> _Information shown_:
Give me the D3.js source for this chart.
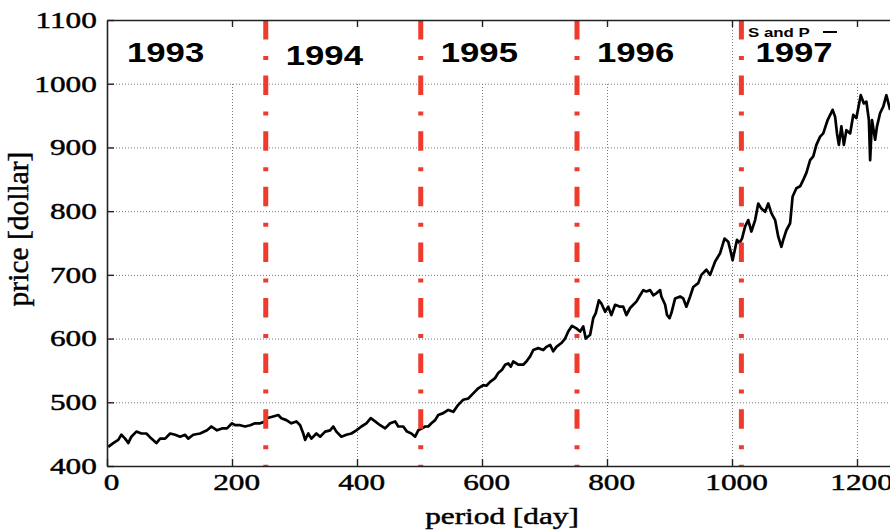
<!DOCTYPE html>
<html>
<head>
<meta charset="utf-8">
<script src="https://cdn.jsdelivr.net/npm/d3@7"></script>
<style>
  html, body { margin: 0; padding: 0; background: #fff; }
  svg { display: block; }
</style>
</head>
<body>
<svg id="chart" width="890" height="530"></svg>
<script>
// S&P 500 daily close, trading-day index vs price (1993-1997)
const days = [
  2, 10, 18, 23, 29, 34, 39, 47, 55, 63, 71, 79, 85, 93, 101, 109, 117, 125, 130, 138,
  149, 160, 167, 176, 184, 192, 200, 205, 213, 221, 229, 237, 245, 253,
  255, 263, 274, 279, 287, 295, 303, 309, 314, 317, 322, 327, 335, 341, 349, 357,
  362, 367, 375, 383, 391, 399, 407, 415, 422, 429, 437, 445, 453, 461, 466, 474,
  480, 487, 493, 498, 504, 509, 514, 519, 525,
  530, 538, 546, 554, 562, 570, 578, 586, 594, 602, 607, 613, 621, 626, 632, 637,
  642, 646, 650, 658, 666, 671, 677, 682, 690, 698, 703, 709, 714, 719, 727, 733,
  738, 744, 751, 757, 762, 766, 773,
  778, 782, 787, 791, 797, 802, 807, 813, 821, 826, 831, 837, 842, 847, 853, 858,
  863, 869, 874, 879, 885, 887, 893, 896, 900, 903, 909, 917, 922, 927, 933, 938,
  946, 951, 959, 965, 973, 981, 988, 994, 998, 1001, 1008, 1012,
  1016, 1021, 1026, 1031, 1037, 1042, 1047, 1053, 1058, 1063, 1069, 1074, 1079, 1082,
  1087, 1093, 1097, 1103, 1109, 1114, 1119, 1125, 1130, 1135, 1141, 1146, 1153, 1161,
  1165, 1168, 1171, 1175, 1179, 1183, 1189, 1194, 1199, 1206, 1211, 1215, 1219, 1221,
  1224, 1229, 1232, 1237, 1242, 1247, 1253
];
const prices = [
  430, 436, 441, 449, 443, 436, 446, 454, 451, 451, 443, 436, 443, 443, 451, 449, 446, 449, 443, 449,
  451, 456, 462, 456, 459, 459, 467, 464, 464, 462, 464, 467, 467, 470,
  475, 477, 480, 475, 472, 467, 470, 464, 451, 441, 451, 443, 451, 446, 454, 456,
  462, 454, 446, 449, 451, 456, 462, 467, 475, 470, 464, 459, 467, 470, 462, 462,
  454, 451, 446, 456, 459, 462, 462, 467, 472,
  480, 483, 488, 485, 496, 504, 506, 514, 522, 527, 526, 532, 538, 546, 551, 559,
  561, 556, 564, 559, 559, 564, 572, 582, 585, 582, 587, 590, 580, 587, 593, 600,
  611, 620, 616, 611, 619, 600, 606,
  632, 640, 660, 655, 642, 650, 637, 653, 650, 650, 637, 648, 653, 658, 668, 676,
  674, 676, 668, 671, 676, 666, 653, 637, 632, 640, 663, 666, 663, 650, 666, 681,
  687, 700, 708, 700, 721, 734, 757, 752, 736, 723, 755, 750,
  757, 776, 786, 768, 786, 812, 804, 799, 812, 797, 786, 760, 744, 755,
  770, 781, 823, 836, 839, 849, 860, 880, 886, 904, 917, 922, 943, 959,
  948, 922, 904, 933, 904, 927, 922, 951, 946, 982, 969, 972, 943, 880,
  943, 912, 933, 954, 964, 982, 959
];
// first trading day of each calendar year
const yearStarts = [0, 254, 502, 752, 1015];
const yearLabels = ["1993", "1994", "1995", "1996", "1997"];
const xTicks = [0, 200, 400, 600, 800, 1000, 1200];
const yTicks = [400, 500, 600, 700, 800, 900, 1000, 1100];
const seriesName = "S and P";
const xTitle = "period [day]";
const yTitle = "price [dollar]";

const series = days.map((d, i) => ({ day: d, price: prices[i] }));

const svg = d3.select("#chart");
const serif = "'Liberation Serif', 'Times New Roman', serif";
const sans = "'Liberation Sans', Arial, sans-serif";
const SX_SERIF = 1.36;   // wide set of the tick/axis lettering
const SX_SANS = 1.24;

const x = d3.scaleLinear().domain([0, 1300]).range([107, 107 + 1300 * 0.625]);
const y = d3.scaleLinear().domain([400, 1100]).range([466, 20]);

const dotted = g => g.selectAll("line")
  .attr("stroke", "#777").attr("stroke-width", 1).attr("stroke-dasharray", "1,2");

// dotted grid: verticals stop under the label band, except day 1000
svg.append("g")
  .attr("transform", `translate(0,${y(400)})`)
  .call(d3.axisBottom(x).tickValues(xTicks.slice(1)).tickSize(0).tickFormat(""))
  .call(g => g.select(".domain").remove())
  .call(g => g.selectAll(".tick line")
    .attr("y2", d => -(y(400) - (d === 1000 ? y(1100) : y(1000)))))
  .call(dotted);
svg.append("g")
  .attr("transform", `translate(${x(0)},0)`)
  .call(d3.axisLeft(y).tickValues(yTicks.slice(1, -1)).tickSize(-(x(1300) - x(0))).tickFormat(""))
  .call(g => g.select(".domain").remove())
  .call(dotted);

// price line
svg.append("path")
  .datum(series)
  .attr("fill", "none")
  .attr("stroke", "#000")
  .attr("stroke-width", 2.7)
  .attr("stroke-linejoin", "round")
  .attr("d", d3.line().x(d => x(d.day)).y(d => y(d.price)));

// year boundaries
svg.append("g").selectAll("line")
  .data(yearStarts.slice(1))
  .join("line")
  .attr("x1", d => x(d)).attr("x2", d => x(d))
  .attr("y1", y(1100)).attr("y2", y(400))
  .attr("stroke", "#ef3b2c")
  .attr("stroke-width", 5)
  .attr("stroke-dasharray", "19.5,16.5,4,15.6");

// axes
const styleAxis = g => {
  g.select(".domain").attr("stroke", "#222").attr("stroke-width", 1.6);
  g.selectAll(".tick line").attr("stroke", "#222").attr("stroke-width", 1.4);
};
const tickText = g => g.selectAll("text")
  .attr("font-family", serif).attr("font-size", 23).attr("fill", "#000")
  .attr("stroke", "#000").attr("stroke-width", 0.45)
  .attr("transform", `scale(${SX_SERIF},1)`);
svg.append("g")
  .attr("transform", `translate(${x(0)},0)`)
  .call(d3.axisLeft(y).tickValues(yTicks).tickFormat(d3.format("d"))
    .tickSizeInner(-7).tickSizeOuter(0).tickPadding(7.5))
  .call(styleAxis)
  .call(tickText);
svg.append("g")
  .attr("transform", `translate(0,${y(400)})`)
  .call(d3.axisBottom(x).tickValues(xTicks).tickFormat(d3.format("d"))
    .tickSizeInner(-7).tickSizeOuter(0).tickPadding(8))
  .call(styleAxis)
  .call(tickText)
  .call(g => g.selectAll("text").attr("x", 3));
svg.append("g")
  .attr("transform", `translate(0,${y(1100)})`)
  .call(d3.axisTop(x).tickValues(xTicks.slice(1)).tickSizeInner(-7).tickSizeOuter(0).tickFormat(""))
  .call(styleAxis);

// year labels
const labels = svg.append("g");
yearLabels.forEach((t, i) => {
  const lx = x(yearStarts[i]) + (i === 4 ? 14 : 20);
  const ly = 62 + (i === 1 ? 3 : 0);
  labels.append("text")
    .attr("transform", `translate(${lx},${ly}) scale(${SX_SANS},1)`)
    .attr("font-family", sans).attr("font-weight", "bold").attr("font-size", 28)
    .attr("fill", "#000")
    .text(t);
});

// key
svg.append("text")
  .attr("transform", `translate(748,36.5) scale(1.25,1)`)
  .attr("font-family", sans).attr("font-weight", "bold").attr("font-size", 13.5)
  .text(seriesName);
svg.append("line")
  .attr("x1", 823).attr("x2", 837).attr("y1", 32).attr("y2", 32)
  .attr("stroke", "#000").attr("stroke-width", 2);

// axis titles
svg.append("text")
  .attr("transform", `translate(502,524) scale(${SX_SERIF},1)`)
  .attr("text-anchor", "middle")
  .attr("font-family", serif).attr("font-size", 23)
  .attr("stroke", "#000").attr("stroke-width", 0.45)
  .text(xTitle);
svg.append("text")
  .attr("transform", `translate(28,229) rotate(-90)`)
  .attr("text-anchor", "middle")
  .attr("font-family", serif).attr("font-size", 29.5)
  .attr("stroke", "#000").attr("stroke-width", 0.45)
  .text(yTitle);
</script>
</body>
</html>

> _Exercise requirements_: Pick out every line of the listing containing the word "chart", and show those lines.

> _Response to this task_:
Give me the D3.js source for this chart.
<svg id="chart" width="890" height="530"></svg>
const svg = d3.select("#chart");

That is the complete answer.